Nella prima parte della sua interminabile carriera azzurra (112 presenze dal 1968 al 1983) ha vissuto una sentita rivalità con il fascinoso Ricky Albertosi, lui sì teatrale, acrobatico ed estroso, ma comunque fortissimo. Diversi in tutto, anche nelle divise: Albertosi indossava magnetici maglioni gialli o rossi, Zoff rinnegò il nero solo per approdare a un prudente grigio. Ricky giocò da titolare il mondiale 1970, Zoff fu preferito nel vittorioso europeo del 1968 e prese definitivamente il sopravvento nel corso degli anni Settanta. Una delle sue prestazioni più gloriose coincide con un'amichevole, che in realtà fu più intensa di una finale. Wembley, 14 novembre 1973, l'Italia di Valcareggi andò a vincere per la prima volta nel tempio inglese, dopo decenni di frustrazioni. I bianchi assediarono gli azzurri dall'inizio alla fine, Zoff quella volta volò eccome, da un palo all'altro, letteralmente insuperabile. Si sa poi come finì: spunto sulla destra di Chinaglia, tiro-cross ribattuto da Shilton, tap-in storico di Capello.
Il fatto di essere considerato un monumento, non evitò a Zoff le forche caudine di una critica dura, perfino cattiva. Accadde ai mondiali del 1978. Aveva 36 anni, prese due gol da lontano nella gara con l'Olanda che valeva la finale, poi ancora due gol dalla distanza con il Brasile, nella finale per il terzo posto. Lo bollarono come vecchio nella più benevola delle ipotesi, altri chiamarono in causa una presunta miopia. Dino ingoiò in silenzio, e quattro anni dopo fu lui ad alzare la Coppa del Mondo al Santiago Bernabeu. Il calcio però stava cambiando: da allenatore, con la Juve, stava facendo un buon lavoro, ma siccome non era “fashion” lo sostituirono brutalmente con Maifredi, che era alla moda ma in bianconero fallì clamorosamente.

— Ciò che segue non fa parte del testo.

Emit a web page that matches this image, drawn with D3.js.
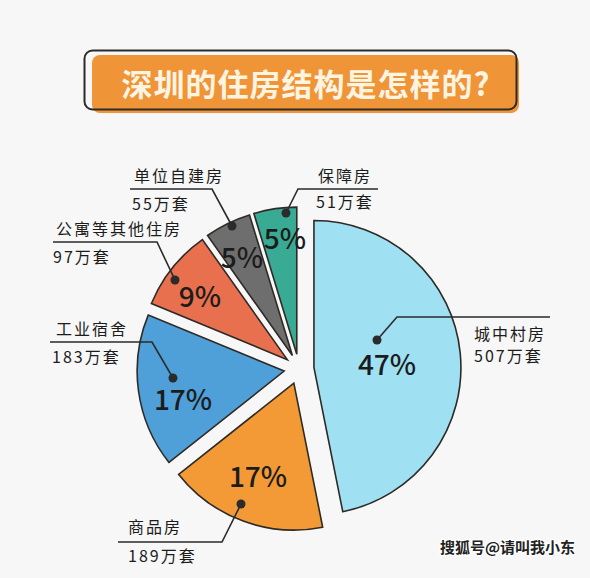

Dino si rifece con la Lazio di Cragnotti, preparando prima da tecnico e poi da presidente un grande ciclo di vittorie.
Quanto alla sua parentesi da commissario tecnico, arrivò a qualche secondo dal titolo europeo, nel 2000, poi diede le dimissioni, dopo una intemerata di Berlusconi, presidente del Milan nel pieno della sua carriera di capo politico, che gli diede del dilettante per una presunta mancata marcatura di Zidane. «Dal signor Berlusconi – disse – non prendo lezioni di dignità». Nessuno, del resto, ha mai potuto dargliene.